La resurrección de Cristo es el gran milagro (v.23), que inaugura el nuevo Día de la redención instaurado por Dios y del que deriva para nosotros la alegría y el gozo (v.24). Toda esta obra es motivo de gratitud (vv.1-4.28-29) y de confianza (v.25) al recibir al Bendito que viene en nombre del Señor (v.26, citado en Mt 21,9 y par.
La resurrección de Cristo es también nuestra victoria (cfr. Prefacio de la Ascensión). Con las palabras de este salmo celebramos la victoria de Cristo en sí misma y en nosotros, ya que Él ha vencido en nosotros el poder del pecado y de la muerte.
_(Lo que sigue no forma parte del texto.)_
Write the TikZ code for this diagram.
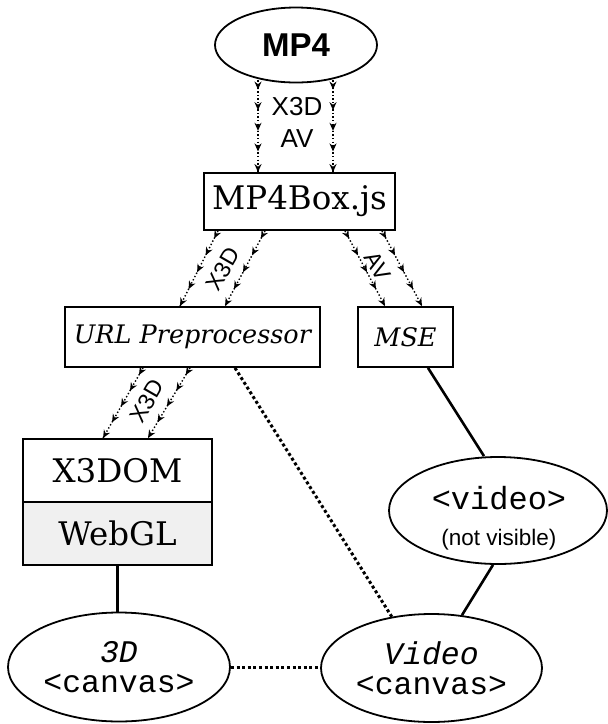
\documentclass[tikz,border=0pt]{standalone}
\usepackage{fontspec}
\setmainfont{Liberation Sans}
\newfontfamily\dvs{DejaVu Serif}
\newfontfamily\lmono{Liberation Mono}
\usetikzlibrary{shapes.geometric,arrows.meta,decorations.markings,calc}
\definecolor{webglgray}{HTML}{F0F0F0}
\tikzset{
  box/.style={draw, line width=1.8pt, inner sep=0pt},
  oval/.style={draw, ellipse, line width=1.8pt, inner sep=0pt},
  conn/.style={line width=2.6pt},
  dots/.style={line width=3pt, dash pattern=on 3pt off 2.6pt},
  flow/.style={line width=1.4pt, dash pattern=on 1.4pt off 2.2pt,
    postaction={decorate},
    decoration={markings,
      mark=at position 0.1 with {\arrow{Stealth[length=8pt,width=7pt]}},
      mark=at position 0.325 with {\arrow{Stealth[length=8pt,width=7pt]}},
      mark=at position 0.55 with {\arrow{Stealth[length=8pt,width=7pt]}},
      mark=at position 0.775 with {\arrow{Stealth[length=8pt,width=7pt]}},
      mark=at position 1 with {\arrow{Stealth[length=8pt,width=7pt]}}}},
  lbl/.style={font=\fontsize{26}{26}\selectfont, inner sep=0pt},
  rlbl/.style={font=\fontsize{23}{23}\selectfont, inner sep=0pt},
  serifbig/.style={font=\dvs\fontsize{32.5}{32}\selectfont},
  serifit/.style={font=\dvs\itshape\fontsize{25.5}{25}\selectfont},
  monotxt/.style={font=\lmono\fontsize{31.5}{30}\selectfont, align=center}
}
\begin{document}
\begin{tikzpicture}[x=1pt,y=-1pt]
\useasboundingbox[fill=white] (0,0) rectangle (608,724);

\node[oval, minimum width=162pt, minimum height=75pt, font=\fontsize{33}{33}\selectfont\bfseries] (mp4) at (296,45) {MP4};
\node[box, minimum width=191pt, minimum height=57pt, serifbig] (mp4box) at (299.5,201.5) {MP4Box.js};
\node[box, minimum width=255pt, minimum height=60pt, serifit] (url) at (192.5,337) {URL Preprocessor};
\node[box, minimum width=95pt, minimum height=60pt, serifit] (mse) at (405.5,337) {MSE};
\node[box, minimum width=189pt, minimum height=63pt, serifbig] (x3dom) at (117.5,470.5) {X3DOM};
\node[box, fill=webglgray, minimum width=189pt, minimum height=63pt, serifbig] (webgl) at (117.5,533.5) {WebGL};
\node[oval, minimum width=222pt, minimum height=109pt, monotxt] (c3d) at (119,667) {{\itshape 3D}\\<canvas>};
\node[oval, minimum width=221pt, minimum height=108pt, monotxt] (vcan) at (431.5,668) {{\itshape Video}\\<canvas>};
\node[oval, minimum width=218pt, minimum height=107pt] (video) at (498,510.5) {};
\node[font=\lmono\fontsize{32}{32}\selectfont, inner sep=0pt] (videotxt) at (499,498) {<video>};
\node[font=\fontsize{22.5}{22}\selectfont, inner sep=0pt] (nv) at (499,540) {(not visible)};

% labels
\node[lbl] (lx3d) at (297,107) {X3D};
\node[lbl] (lav) at (297,138.5) {AV};
\node[rlbl, rotate=60] (lx3db) at (223,269) {X3D};
\node[rlbl, rotate=-60] (lavb) at (378,266) {AV};
\node[rlbl, rotate=60] (lx3dc) at (147,401) {X3D};

% flow arrows
\draw[flow] ([xshift=-38pt,yshift=3pt]mp4.south) -- ([xshift=-41.5pt]mp4box.north);
\draw[flow] ([xshift=37pt,yshift=3pt]mp4.south) -- ([xshift=33.5pt]mp4box.north);
\draw[flow] ([xshift=-81.5pt]mp4box.south) -- ([xshift=-12.5pt]url.north);
\draw[flow] ([xshift=-34.5pt]mp4box.south) -- ([xshift=32.5pt]url.north);
\draw[flow] ([xshift=45.5pt]mp4box.south) -- ([xshift=-20.5pt]mse.north);
\draw[flow] ([xshift=82.5pt]mp4box.south) -- ([xshift=16.5pt]mse.north);
\draw[flow] ([xshift=-49.5pt]url.south) -- ([xshift=-14.5pt]x3dom.north);
\draw[flow] ([xshift=-2.5pt]url.south) -- ([xshift=30.5pt]x3dom.north);

% solid connectors
\draw[conn] (webgl.south) -- (webgl.south |- c3d.north);
\draw[conn] ([xshift=22.5pt]mse.south) -- ([xshift=-14pt]video.north);
\draw[conn] ([xshift=-5pt]video.south) -- ([xshift=30.5pt,yshift=-2pt]vcan.north);

% dotted connectors
\draw[dots] ([xshift=42.5pt]url.south) -- ([xshift=-39.5pt,yshift=-4pt]vcan.north);
\draw[dots] (c3d.east) -- (c3d.east -| vcan.west);
\end{tikzpicture}
\end{document}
En Él somos «super-vencedores» (Rom 8,37). Cada cristiano está llamado no sólo a recibir la salvación, sino a experimentar en primera persona que Cristo mismo «es mi fuerza y mi energía, es mi salvación» (v. 14). La resurrección de Cristo es el «milagro patente» (v.23) que despliega su poder salvador a través del tiempo y del espacio para todos los que quieren dejarse alcanzar por ella (Fil 3,10-12). Por ello inunda nuestras almas de gozo y gratitud.
Cada domingo es la pascua semanal, «el día que hizo el Señor» (v.24). Viviéndolo intensamente, nos transforma desde dentro, haciéndonos vivir en la luz, en espera del Día del triunfo definitivo y eterno (1Tes 5,4-6).